NPR’s Diane Rehm turned her focus to violent videogames yesterday in a radio show that featured California State Senator Leland Yee, Grand Theft Childhood co-author Dr. Cheryl Olson, the Entertainment Software Association’s (ESA) Richard Taylor, Eugene Volokh, Professor of 1st Amendment Law at the UCLA Law School and researcher Craig Anderson from Iowa State University.
The nearly hour-long show began by discussing the Supreme Court’s decision to review California’s violent videogame law with Yee, before moving on to Anderson, who mentioned his recent research. Rehm then indicated that she watched “a bit” of Grand Theft Auto in order to become familiar with the subject, before asking Taylor to explain how popular “these games” are, who is playing them and what the effects are.
Taylor replied, “The average videogame player is 35 years old,” and explained that game makers do create some media for adults, much like film makers do. Rehm then asked Taylor to differentiate between the interactive aspect of games and the passive nature of movies. “That’s one of the reasons (the interactivity) it (videogames) is the fastest growing form of entertainment,” he answered.
Olson was asked how she viewed the connection between violent videogames and aggressive behavior in children. “This is an incredibly complex issue that’s not sound bite friendly,” she answered, before detailing results from a study of middle school kids which showed that Grand Theft Auto was the most popular game among 13-year old boys, and second among girls.
“On the one hand, you could say, ‘Oh My Lord what does this mean for our society?’” said Olson. She continued, “Well, given that youth crime is down, youth violence is down… it (games) must be meeting healthy needs for kids…”

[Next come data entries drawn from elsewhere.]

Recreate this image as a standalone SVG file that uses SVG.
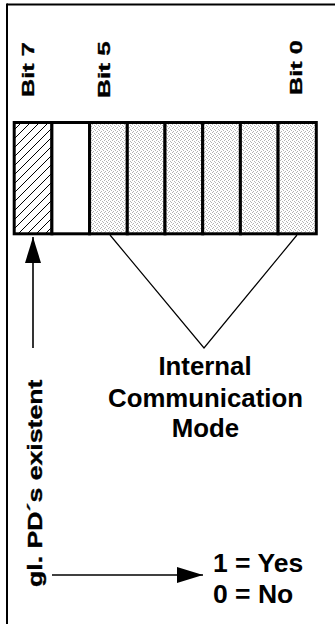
<svg xmlns="http://www.w3.org/2000/svg" width="335" height="624" viewBox="0 0 335 624">
  <style>
    .lbl { font-family: "Liberation Sans", Arial, sans-serif; font-weight: bold; fill: #000; }
    .heavy { stroke: #000; stroke-width: 0.35; }
    .cell { stroke: #000; stroke-width: 3; }
    .thin { stroke: #000; stroke-width: 1.2; fill: none; }
    .shaft { stroke: #000; stroke-width: 1.6; fill: none; }
  </style>
  <defs>
    <!-- diagonal hatch for bit 7 -->
    <pattern id="hatch" width="9" height="9" patternUnits="userSpaceOnUse">
      <rect width="9" height="9" fill="#fff"/>
      <path d="M-1,10 L10,-1 M-2,2 L2,-2 M7,11 L11,7" stroke="#000" stroke-width="1"/>
    </pattern>
    <!-- light stipple for bits 5..0 -->
    <pattern id="stipple" width="4" height="4" patternUnits="userSpaceOnUse">
      <rect width="4" height="4" fill="#fff"/>
      <rect x="0" y="0" width="1" height="1" fill="#b4b4b4"/>
      <rect x="2" y="1" width="1" height="1" fill="#b4b4b4"/>
      <rect x="1" y="3" width="1" height="1" fill="#b4b4b4"/>
      <rect x="3" y="2" width="1" height="1" fill="#b4b4b4"/>
    </pattern>
    <marker id="head" viewBox="0 0 26 16" refX="26" refY="8" markerWidth="26" markerHeight="16" markerUnits="userSpaceOnUse" orient="auto">
      <path d="M0,0 L26,8 L0,16 Z" fill="#000"/>
    </marker>
  </defs>

  <!-- frame (top and left edges) -->
  <g id="frame" stroke="#000" stroke-width="2" fill="none">
    <line x1="7" y1="4.5" x2="335" y2="4.5"/>
    <line x1="7" y1="3.5" x2="7" y2="624"/>
  </g>

  <!-- bit labels, drawn upright then turned and stretched along the reading direction -->
  <g id="bit-labels" class="lbl heavy" font-size="16.5">
    <text transform="translate(33.5,97) rotate(-90) scale(1.53,1)">Bit 7</text>
    <text transform="translate(110,98) rotate(-90) scale(1.59,1)">Bit 5</text>
    <text transform="translate(301.5,95) rotate(-90) scale(1.53,1)">Bit 0</text>
  </g>

  <!-- register byte -->
  <g id="register">
    <rect class="cell" x="14.2" y="122.5" width="37.7" height="111.3" fill="url(#hatch)"/>
    <rect class="cell" x="51.9" y="122.5" width="37.7" height="111.3" fill="#fff"/>
    <rect class="cell" x="89.6" y="122.5" width="37.7" height="111.3" fill="url(#stipple)"/>
    <rect class="cell" x="127.3" y="122.5" width="37.7" height="111.3" fill="url(#stipple)"/>
    <rect class="cell" x="165" y="122.5" width="37.7" height="111.3" fill="url(#stipple)"/>
    <rect class="cell" x="202.7" y="122.5" width="37.7" height="111.3" fill="url(#stipple)"/>
    <rect class="cell" x="240.4" y="122.5" width="37.7" height="111.3" fill="url(#stipple)"/>
    <rect class="cell" x="278.1" y="122.5" width="38.2" height="111.3" fill="url(#stipple)"/>
  </g>

  <!-- connectors -->
  <g id="connectors">
    <line class="shaft" x1="33" y1="348" x2="33" y2="237" marker-end="url(#head)"/>
    <polyline class="thin" points="110,235 204,348 297,235"/>
    <line class="shaft" x1="52" y1="575" x2="203" y2="575" marker-end="url(#head)"/>
  </g>

  <!-- internal communication mode -->
  <g id="icm-label" class="lbl" font-size="25.8" text-anchor="middle">
    <text x="205" y="375">Internal</text>
    <text x="205.5" y="407">Communication</text>
    <text x="205.5" y="437">Mode</text>
  </g>

  <!-- global PD flag -->
  <g id="pd-label" class="lbl heavy" font-size="21">
    <text transform="translate(41.5,587) rotate(-90) scale(1.27,1)">gl. PD´s existent</text>
  </g>

  <!-- value legend -->
  <g id="legend" class="lbl" font-size="26.5">
    <text x="213" y="572">1 = Yes</text>
    <text x="213" y="603">0 = No</text>
  </g>
</svg>
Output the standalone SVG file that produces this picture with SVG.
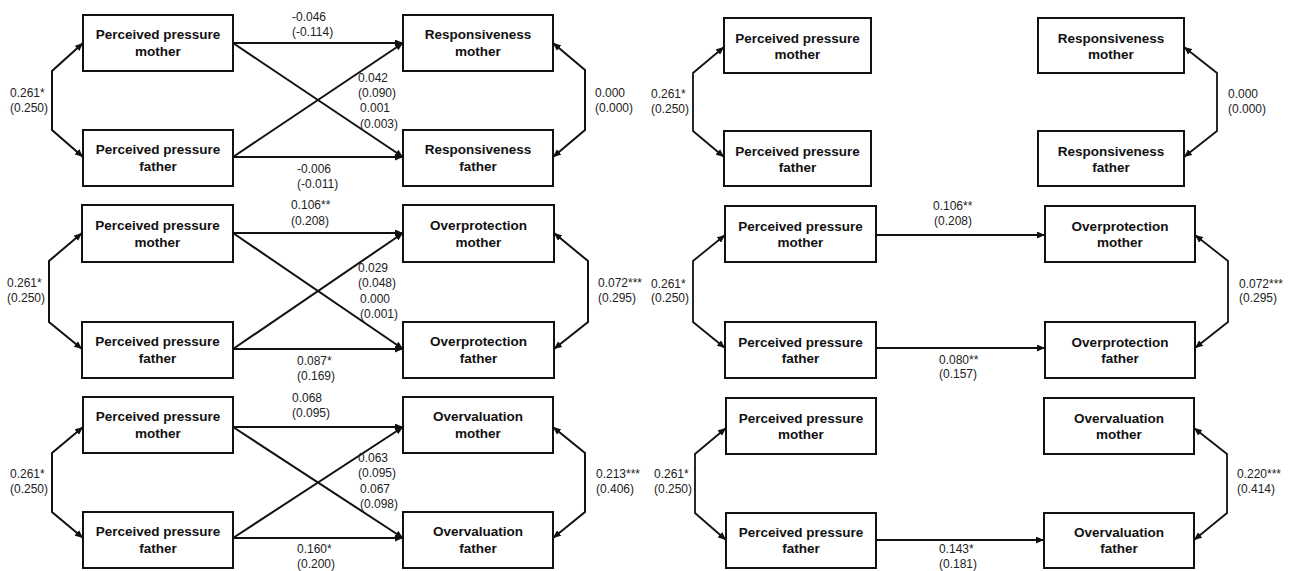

Volokh was then queried on how the First Amendment relates to violent videogames. “That’s a complicated question, in part because the Supreme Court hasn’t given us a lot to work with in this area,” said Volokh. He continued, “The animal cruelty decision is actually not terribly helpful here… and the specific holding of that case is not going to be terribly relevant here.”
One thing I do think the Court is going to say is that violent videogames, excuse me videogames generally, are a medium that is protected by the First Amendment. I think the Court will recognize that it’s a medium, for among other things, telling stories, sometimes for sending political messages, artistic expression and the like.
Likewise I think the Court would have no trouble concluding that violent videogames are, generally speaking, also constitutionally protected. The really tough question here, is to what extent will the Court be willing to say, when it comes to communication of this material to minors, the government may essentially impose something like the movie rating system, although this would be legally binding…
The Court has said in the past, that when it comes to sexually-themed material, including material that is constitutionally permissible as to adults, it is OK for the government to say ‘Look, you can sell Hustler magazine, but you can’t sell it to children.’ Especially the fact that there’s an exception here for parents conveying material to their children, suggesting that this is kind of a way of increasing parental controls at the expense of the free speech rights of children.
Later in the broadcast, in response to a listener comment that videogames are not to blame for a perceived increase of aggressiveness in today’s youth, Anderson responded, “When you eat a bag of potato chips, you don’t suddenly feel your arteries hardening.”
Olson then jumped in, offering her take on desensitization among kids:
If a kid plays a game over and over, or sees a scary movie over and over, they probably will say ‘Oh, that’s silly,’ or might even laugh at the over-the-topness of it. But if you see that same child; their friend gets hit by a car or gets injured on the sports field, they react differently.